## To do
Look through the data below and output, unchanged, every line from the one holding "Rebuild this chart" through the one holding "tau_ftn = 0.8", inclusive. Skip the pictures.

## Material to process
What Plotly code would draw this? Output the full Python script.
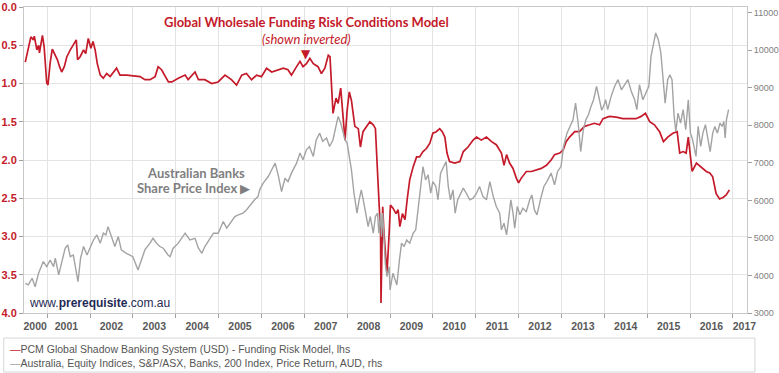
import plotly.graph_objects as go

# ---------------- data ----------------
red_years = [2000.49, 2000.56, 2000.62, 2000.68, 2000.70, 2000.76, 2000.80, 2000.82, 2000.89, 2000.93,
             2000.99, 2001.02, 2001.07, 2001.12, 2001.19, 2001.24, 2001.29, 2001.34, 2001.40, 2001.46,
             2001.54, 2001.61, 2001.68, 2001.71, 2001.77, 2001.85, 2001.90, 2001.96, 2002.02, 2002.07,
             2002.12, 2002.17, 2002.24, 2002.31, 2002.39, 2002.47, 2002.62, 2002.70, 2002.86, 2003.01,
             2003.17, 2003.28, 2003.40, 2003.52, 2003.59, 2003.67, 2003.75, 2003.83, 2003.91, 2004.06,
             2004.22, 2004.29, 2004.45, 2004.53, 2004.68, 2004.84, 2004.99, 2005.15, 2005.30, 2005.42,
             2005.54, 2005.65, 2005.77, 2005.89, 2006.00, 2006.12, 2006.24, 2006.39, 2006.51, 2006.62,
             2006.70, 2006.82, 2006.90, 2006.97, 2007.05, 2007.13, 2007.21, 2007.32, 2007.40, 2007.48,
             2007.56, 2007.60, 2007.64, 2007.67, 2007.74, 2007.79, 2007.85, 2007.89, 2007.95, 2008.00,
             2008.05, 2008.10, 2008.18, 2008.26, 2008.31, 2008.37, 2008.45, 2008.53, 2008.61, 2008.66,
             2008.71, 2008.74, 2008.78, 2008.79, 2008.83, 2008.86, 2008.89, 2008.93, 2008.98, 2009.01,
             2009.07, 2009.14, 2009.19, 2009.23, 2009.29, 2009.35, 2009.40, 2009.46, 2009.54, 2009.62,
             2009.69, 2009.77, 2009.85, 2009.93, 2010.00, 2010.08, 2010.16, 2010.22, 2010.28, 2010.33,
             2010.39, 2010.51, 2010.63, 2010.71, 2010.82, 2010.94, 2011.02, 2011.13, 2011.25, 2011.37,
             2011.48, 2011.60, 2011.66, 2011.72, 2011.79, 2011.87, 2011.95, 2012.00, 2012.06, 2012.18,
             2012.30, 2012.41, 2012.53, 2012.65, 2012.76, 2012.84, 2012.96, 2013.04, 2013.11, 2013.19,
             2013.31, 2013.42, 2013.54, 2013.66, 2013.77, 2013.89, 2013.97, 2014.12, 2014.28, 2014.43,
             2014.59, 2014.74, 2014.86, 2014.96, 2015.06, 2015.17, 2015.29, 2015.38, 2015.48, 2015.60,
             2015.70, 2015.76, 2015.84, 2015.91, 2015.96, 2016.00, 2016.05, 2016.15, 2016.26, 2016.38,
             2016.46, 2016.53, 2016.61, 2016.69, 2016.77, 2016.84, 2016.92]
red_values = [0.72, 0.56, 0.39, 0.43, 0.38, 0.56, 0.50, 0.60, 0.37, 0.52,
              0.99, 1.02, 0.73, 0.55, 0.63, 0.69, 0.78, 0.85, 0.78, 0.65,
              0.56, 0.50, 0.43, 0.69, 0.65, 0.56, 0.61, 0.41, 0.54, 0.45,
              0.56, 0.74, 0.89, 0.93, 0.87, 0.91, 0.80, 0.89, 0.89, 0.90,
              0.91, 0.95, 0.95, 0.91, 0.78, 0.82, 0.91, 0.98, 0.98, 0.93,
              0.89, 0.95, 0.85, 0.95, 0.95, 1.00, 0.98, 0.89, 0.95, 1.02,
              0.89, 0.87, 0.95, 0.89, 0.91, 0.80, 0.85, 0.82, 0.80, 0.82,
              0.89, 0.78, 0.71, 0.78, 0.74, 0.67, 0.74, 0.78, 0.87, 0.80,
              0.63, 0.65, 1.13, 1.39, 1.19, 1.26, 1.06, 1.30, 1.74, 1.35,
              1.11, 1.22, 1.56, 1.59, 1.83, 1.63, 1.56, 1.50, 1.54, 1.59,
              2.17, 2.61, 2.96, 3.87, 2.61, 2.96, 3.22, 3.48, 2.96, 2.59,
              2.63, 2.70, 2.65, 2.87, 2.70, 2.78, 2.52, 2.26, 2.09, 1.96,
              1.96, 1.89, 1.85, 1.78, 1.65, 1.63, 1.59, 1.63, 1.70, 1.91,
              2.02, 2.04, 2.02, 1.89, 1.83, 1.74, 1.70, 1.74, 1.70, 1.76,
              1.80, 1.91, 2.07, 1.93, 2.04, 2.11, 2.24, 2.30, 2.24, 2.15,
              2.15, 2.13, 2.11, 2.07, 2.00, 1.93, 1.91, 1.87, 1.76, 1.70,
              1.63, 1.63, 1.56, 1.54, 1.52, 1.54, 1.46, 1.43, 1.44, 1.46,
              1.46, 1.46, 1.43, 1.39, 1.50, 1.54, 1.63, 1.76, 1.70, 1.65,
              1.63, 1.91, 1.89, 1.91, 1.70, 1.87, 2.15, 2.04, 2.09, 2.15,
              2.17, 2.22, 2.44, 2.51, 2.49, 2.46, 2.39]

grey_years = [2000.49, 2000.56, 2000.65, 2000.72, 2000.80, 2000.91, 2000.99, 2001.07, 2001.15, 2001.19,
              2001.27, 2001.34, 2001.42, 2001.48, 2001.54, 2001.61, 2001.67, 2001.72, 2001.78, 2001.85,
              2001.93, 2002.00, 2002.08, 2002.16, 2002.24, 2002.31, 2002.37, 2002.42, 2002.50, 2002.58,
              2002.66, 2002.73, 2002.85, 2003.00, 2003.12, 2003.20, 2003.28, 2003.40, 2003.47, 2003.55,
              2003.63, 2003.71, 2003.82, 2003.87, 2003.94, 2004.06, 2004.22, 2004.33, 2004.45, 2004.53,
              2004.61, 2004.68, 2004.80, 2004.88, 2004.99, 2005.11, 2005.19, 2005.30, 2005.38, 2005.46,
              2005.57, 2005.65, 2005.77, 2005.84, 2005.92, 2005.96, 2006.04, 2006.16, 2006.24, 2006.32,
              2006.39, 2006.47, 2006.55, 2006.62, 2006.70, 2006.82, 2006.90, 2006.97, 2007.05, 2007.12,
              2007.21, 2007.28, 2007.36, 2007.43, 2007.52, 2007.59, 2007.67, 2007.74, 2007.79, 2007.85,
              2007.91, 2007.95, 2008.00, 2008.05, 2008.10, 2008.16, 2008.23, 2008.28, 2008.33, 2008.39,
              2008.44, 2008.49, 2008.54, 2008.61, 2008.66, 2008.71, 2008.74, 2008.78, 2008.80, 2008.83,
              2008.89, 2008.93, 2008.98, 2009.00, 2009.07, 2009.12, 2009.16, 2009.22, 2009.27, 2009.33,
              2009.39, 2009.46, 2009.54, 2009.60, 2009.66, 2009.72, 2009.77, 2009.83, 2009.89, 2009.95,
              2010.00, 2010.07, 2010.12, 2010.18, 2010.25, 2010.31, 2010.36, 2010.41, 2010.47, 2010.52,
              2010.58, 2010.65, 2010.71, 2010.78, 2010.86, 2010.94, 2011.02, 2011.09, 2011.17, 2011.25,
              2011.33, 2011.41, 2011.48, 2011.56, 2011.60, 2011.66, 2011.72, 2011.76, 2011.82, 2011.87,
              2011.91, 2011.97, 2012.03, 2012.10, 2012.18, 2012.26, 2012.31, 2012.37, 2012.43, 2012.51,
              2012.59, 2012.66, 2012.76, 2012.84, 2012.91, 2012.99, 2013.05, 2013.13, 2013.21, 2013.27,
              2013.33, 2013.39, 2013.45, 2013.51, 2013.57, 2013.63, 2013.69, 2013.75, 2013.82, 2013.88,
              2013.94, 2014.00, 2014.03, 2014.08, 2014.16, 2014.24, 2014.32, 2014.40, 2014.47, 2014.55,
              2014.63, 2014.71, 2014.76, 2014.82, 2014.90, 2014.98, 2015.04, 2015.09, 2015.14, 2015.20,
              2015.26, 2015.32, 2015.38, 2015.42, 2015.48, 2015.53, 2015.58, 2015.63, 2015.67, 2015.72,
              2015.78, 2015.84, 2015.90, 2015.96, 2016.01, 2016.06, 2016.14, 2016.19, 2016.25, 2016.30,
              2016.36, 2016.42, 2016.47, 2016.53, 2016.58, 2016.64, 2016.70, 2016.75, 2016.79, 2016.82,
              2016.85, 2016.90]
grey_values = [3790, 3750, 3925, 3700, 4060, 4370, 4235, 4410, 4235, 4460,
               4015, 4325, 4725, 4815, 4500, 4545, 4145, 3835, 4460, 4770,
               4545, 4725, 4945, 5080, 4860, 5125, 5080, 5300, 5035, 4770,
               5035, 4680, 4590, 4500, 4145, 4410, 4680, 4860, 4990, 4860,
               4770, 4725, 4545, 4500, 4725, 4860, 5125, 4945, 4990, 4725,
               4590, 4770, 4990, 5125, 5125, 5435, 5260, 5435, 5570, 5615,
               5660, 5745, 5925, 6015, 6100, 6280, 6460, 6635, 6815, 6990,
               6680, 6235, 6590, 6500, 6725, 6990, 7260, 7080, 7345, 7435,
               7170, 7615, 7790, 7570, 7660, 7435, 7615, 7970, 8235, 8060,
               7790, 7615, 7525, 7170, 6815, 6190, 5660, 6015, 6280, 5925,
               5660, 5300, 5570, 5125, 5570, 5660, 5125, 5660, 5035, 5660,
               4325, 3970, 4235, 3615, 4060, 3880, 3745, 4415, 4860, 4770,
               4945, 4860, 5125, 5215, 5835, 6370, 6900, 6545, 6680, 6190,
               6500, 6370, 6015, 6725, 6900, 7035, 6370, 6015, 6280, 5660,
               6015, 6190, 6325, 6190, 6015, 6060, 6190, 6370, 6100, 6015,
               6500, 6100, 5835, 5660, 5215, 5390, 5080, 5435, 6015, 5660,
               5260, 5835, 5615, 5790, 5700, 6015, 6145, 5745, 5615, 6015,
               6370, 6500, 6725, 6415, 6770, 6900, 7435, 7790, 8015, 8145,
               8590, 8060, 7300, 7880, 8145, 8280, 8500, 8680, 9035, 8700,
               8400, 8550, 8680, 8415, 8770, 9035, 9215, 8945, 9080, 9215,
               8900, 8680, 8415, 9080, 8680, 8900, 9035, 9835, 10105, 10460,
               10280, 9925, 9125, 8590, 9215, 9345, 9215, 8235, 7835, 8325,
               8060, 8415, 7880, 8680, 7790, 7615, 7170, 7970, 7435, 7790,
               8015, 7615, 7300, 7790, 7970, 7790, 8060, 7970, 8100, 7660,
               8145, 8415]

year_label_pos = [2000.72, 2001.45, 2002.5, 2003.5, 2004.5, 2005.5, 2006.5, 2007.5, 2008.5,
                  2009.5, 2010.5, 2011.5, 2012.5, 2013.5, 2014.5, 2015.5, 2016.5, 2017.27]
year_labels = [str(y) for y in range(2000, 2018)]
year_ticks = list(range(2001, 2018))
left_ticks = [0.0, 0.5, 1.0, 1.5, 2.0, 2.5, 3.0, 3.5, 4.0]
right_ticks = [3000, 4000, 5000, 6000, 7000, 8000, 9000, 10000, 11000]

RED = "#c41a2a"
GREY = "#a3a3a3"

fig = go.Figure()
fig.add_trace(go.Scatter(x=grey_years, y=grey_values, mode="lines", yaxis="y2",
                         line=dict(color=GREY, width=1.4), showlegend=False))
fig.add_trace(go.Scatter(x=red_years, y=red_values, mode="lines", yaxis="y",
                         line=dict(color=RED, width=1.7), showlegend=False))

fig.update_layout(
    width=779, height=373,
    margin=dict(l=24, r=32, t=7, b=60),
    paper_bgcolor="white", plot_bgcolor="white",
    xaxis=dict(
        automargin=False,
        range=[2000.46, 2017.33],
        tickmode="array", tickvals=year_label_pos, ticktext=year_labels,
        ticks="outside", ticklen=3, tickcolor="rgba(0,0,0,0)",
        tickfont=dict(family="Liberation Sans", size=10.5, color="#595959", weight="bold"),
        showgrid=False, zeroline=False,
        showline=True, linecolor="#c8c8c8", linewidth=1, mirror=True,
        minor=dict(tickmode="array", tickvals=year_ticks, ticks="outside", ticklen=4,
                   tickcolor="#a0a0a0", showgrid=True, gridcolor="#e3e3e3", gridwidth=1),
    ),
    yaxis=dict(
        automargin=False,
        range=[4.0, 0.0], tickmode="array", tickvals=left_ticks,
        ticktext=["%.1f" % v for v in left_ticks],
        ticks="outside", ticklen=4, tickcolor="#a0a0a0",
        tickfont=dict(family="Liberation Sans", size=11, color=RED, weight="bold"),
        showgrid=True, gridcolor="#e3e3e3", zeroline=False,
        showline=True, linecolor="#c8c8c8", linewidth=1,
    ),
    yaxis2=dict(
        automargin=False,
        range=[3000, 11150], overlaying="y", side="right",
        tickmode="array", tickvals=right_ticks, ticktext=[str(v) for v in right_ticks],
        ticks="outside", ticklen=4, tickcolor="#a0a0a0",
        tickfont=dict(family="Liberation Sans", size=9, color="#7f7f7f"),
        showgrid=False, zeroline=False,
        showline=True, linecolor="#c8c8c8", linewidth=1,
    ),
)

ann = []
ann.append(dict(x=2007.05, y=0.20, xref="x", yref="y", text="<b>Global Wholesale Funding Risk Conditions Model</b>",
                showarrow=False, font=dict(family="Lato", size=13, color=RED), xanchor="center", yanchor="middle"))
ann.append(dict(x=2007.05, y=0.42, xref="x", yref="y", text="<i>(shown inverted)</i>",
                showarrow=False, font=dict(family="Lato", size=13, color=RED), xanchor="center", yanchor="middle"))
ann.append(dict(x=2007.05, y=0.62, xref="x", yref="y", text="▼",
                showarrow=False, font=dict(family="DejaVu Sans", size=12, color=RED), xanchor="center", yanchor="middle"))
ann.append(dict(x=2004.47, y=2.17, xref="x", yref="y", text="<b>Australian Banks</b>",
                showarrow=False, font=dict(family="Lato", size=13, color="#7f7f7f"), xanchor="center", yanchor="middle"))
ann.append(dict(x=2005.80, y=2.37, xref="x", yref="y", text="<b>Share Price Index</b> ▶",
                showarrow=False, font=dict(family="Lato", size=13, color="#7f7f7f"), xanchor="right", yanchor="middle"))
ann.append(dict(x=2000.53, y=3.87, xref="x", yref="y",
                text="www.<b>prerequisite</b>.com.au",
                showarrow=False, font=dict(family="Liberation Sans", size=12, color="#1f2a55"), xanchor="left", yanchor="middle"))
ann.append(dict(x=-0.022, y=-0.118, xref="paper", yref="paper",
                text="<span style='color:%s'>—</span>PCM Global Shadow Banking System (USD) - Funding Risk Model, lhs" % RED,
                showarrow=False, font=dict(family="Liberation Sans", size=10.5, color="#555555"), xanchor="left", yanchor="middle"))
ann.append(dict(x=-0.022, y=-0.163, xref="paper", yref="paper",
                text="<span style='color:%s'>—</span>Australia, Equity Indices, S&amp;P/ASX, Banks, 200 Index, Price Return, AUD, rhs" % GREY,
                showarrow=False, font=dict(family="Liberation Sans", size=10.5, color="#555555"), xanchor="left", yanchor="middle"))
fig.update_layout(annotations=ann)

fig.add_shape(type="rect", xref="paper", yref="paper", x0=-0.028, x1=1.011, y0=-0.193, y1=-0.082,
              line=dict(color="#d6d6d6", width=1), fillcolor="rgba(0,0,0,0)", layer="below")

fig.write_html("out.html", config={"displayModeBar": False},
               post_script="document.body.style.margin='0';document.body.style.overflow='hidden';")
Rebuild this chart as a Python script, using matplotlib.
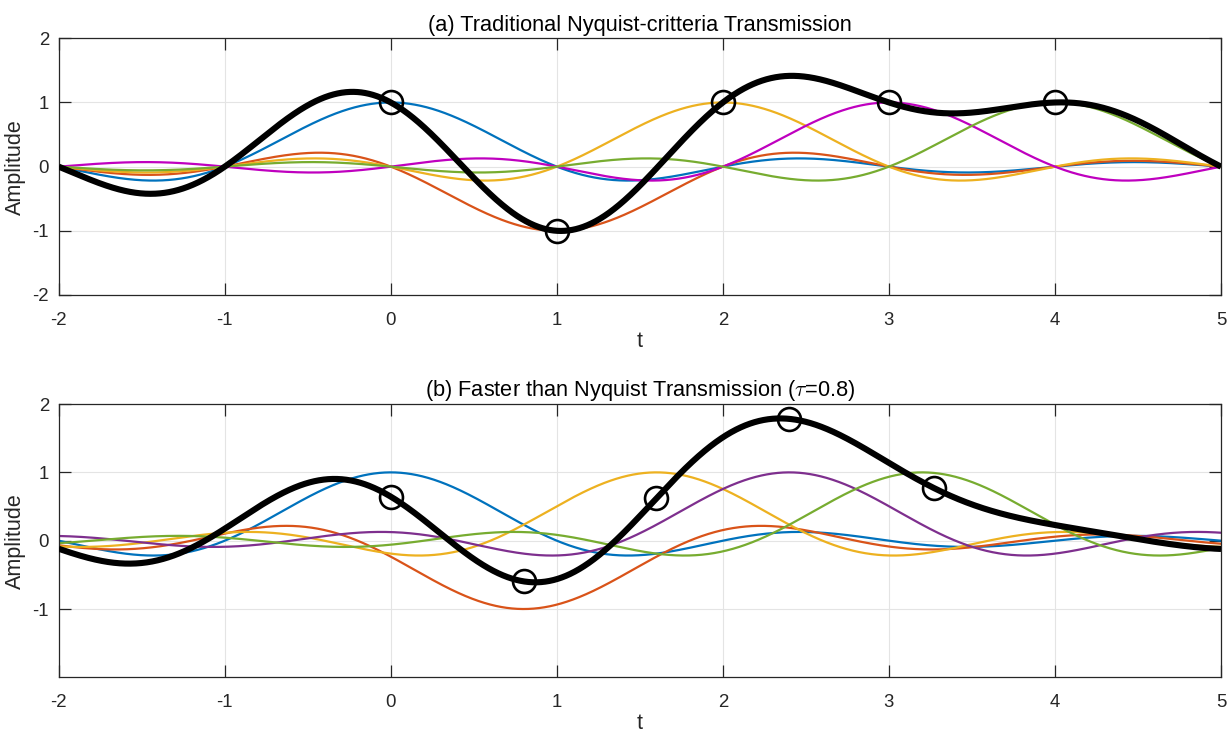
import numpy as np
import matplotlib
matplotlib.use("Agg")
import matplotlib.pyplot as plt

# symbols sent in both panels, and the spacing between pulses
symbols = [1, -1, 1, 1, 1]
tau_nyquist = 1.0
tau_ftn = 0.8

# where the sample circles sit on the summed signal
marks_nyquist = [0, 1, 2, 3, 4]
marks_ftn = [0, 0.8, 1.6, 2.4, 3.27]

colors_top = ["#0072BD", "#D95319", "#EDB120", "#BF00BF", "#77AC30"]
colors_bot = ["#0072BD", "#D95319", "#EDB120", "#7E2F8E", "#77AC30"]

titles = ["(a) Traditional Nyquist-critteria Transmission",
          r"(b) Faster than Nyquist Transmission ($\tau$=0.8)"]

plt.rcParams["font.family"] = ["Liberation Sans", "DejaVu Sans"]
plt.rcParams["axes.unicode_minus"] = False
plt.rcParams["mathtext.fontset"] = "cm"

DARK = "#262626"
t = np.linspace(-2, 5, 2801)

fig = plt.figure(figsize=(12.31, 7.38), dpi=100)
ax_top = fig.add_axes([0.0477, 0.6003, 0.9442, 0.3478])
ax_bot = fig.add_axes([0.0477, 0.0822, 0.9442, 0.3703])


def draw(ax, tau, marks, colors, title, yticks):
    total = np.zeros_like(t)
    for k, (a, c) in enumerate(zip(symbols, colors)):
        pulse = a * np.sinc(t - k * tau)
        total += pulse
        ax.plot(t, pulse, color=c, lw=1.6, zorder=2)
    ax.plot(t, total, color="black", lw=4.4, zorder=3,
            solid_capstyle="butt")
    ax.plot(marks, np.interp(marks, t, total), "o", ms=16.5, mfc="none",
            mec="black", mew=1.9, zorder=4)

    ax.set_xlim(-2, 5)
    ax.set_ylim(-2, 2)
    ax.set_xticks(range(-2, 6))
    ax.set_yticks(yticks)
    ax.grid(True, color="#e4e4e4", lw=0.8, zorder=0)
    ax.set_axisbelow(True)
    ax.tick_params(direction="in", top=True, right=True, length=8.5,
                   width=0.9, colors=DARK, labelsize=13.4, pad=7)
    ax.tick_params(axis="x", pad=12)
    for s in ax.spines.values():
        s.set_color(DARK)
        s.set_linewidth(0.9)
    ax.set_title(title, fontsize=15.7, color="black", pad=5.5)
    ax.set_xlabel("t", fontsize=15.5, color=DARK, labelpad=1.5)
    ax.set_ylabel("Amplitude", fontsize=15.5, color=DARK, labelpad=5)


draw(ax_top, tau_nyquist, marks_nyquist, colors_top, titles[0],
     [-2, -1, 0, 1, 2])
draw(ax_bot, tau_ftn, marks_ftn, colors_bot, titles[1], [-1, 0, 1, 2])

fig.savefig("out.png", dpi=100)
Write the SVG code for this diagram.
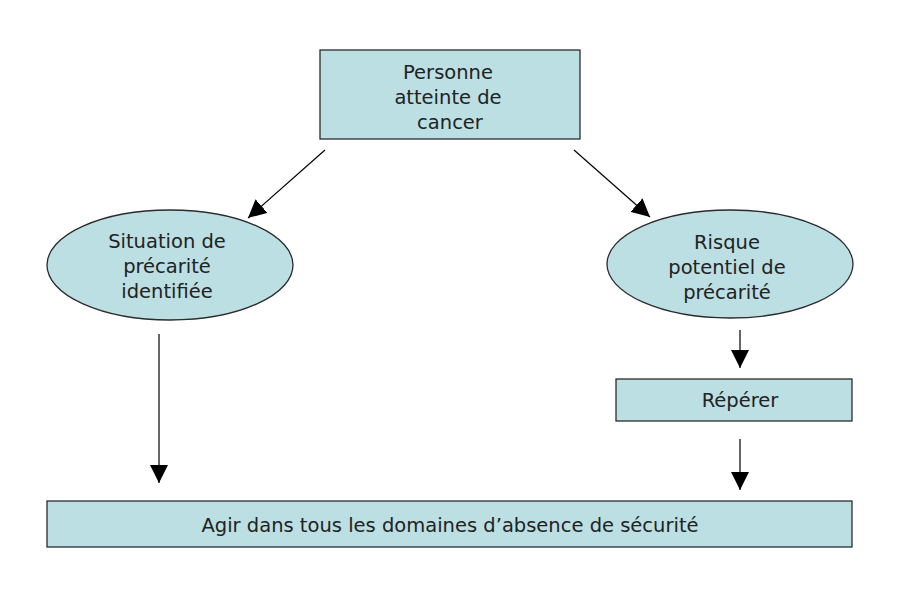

## Result of the task
Rebuild this chart as a Python script, using matplotlib.
import numpy as np
import matplotlib
matplotlib.use("Agg")
import matplotlib.pyplot as plt

# symbols sent in both panels, and the spacing between pulses
symbols = [1, -1, 1, 1, 1]
tau_nyquist = 1.0
tau_ftn = 0.8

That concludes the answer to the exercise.